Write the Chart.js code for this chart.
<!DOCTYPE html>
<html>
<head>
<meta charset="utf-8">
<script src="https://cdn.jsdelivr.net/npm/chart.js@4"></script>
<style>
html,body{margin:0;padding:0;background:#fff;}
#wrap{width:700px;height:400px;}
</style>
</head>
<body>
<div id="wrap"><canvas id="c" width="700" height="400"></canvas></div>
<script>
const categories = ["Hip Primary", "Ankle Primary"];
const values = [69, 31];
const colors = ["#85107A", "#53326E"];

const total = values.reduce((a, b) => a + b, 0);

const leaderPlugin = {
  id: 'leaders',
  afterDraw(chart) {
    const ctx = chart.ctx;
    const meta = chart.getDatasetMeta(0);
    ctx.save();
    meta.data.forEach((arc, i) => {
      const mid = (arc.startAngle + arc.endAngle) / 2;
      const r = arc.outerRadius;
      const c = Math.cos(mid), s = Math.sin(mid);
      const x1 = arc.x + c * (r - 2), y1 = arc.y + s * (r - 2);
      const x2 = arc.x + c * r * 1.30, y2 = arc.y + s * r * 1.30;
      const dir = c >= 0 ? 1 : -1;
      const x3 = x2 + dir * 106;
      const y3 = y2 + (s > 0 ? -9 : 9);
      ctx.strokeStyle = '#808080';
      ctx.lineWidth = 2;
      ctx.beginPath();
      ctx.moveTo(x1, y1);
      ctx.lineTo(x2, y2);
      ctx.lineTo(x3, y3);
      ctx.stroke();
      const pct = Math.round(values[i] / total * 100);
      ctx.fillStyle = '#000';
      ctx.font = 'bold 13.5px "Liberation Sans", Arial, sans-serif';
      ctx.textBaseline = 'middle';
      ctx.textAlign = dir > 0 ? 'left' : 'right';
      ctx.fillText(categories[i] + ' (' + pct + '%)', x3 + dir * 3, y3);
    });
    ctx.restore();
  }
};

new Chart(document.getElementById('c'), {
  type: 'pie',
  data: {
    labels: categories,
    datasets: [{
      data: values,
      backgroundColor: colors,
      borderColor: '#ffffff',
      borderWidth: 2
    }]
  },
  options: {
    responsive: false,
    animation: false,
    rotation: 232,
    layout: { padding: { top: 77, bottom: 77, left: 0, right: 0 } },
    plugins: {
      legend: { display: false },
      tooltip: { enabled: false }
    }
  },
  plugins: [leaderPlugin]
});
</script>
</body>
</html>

=====

Starting at the top of the data above, repeat every line exactly until the line containing "const total = values.reduce((a, b)" has been given, then stop.

*Complete output:*
Write the Chart.js code for this chart.
<!DOCTYPE html>
<html>
<head>
<meta charset="utf-8">
<script src="https://cdn.jsdelivr.net/npm/chart.js@4"></script>
<style>
html,body{margin:0;padding:0;background:#fff;}
#wrap{width:700px;height:400px;}
</style>
</head>
<body>
<div id="wrap"><canvas id="c" width="700" height="400"></canvas></div>
<script>
const categories = ["Hip Primary", "Ankle Primary"];
const values = [69, 31];
const colors = ["#85107A", "#53326E"];

const total = values.reduce((a, b) => a + b, 0);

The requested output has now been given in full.